Given request: Starting at the line with "Write a Python" and stopping at the line with "import matplotlib.pyplot as plt", repeat each line exactly. Include both and omit the rest.

Data for processing:
######
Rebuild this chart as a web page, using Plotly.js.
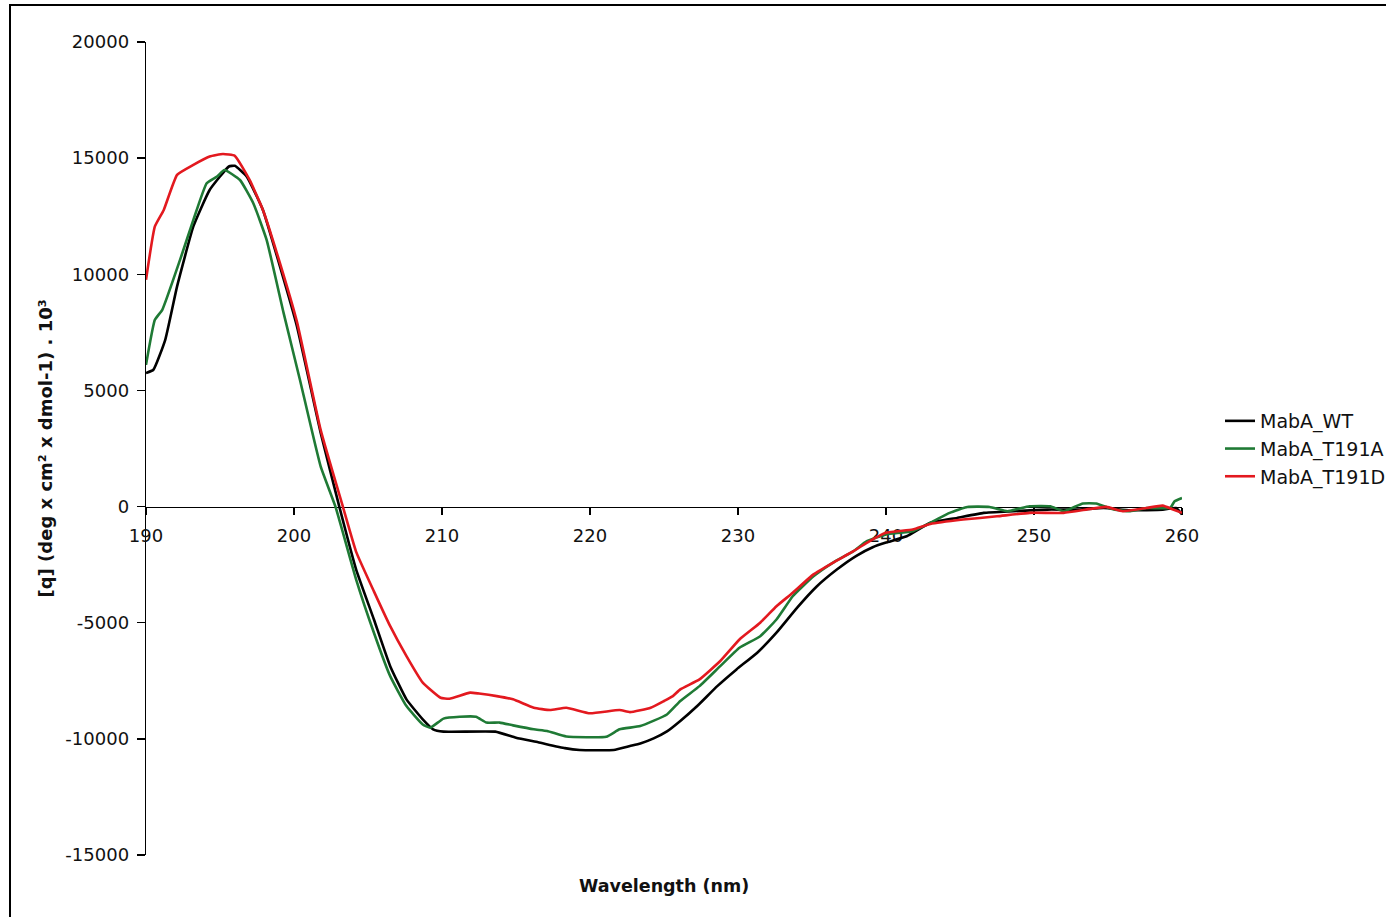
######
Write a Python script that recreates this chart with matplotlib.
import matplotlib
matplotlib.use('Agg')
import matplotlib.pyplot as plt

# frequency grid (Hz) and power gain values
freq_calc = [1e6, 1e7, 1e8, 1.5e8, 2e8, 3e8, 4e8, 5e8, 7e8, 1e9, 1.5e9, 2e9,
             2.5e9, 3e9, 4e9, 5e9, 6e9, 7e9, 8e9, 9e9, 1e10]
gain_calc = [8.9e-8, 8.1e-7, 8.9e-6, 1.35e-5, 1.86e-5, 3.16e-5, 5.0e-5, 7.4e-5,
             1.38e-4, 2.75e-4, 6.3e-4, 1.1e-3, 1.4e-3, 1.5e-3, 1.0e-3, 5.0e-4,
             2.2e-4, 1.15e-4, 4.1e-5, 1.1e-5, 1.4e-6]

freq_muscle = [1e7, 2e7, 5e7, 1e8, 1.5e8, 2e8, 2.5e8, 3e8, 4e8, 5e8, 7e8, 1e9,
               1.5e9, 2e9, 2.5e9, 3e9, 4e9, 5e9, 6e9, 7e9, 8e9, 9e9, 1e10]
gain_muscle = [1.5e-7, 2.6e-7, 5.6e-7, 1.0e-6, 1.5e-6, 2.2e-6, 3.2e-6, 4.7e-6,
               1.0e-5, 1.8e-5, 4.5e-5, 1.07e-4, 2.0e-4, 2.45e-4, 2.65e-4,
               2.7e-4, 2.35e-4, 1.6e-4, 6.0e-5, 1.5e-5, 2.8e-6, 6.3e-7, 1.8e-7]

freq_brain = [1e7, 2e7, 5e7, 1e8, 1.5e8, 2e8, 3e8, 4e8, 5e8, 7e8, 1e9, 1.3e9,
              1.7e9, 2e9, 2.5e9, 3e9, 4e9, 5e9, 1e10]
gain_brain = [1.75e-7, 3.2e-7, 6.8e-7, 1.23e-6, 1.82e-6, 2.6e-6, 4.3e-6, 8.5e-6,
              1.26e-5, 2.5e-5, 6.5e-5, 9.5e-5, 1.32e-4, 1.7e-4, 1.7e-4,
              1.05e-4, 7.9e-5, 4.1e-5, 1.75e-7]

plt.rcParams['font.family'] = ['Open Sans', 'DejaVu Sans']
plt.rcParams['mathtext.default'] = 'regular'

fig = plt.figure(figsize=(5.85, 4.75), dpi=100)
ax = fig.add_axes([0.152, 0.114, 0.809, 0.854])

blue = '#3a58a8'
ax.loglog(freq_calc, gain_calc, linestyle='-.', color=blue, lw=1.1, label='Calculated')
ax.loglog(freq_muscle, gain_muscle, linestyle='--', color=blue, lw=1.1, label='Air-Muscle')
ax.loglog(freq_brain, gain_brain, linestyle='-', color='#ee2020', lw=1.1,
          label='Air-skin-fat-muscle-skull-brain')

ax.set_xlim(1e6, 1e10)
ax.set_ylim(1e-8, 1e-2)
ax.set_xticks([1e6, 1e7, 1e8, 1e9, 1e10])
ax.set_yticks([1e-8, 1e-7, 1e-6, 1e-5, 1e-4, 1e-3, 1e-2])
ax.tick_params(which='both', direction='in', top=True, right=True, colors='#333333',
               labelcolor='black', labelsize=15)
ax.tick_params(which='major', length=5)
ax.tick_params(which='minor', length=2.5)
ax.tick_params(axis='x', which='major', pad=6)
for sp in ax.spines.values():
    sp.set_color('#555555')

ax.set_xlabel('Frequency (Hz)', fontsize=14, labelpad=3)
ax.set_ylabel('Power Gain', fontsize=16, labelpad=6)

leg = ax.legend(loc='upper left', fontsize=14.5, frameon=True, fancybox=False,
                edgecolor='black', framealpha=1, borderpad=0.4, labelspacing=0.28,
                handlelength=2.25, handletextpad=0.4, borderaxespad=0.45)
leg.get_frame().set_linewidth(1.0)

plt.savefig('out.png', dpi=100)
######
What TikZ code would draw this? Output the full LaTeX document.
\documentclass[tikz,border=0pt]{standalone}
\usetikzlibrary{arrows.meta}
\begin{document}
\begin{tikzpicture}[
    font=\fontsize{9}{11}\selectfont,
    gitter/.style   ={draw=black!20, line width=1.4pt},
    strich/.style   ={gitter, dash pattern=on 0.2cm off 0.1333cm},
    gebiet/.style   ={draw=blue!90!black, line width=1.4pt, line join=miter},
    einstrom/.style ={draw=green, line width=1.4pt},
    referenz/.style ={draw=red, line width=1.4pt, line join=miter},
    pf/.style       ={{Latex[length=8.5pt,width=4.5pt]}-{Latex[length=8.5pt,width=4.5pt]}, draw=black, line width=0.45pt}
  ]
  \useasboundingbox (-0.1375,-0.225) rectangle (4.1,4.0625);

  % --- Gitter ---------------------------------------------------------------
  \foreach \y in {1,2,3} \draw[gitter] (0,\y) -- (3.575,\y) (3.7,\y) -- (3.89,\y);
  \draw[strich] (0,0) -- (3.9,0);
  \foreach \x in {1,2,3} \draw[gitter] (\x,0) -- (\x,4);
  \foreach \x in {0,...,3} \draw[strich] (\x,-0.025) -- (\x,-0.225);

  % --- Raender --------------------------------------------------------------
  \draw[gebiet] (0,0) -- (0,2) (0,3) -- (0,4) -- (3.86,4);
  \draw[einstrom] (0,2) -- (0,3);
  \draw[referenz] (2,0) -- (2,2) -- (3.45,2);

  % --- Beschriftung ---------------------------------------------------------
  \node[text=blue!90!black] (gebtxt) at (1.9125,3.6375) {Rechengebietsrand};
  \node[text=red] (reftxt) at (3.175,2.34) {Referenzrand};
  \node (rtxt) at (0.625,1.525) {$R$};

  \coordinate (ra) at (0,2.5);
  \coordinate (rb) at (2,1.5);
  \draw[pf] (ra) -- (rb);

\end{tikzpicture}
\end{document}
######
Task response:
Write a Python script that recreates this chart with matplotlib.
import matplotlib
matplotlib.use('Agg')
import matplotlib.pyplot as plt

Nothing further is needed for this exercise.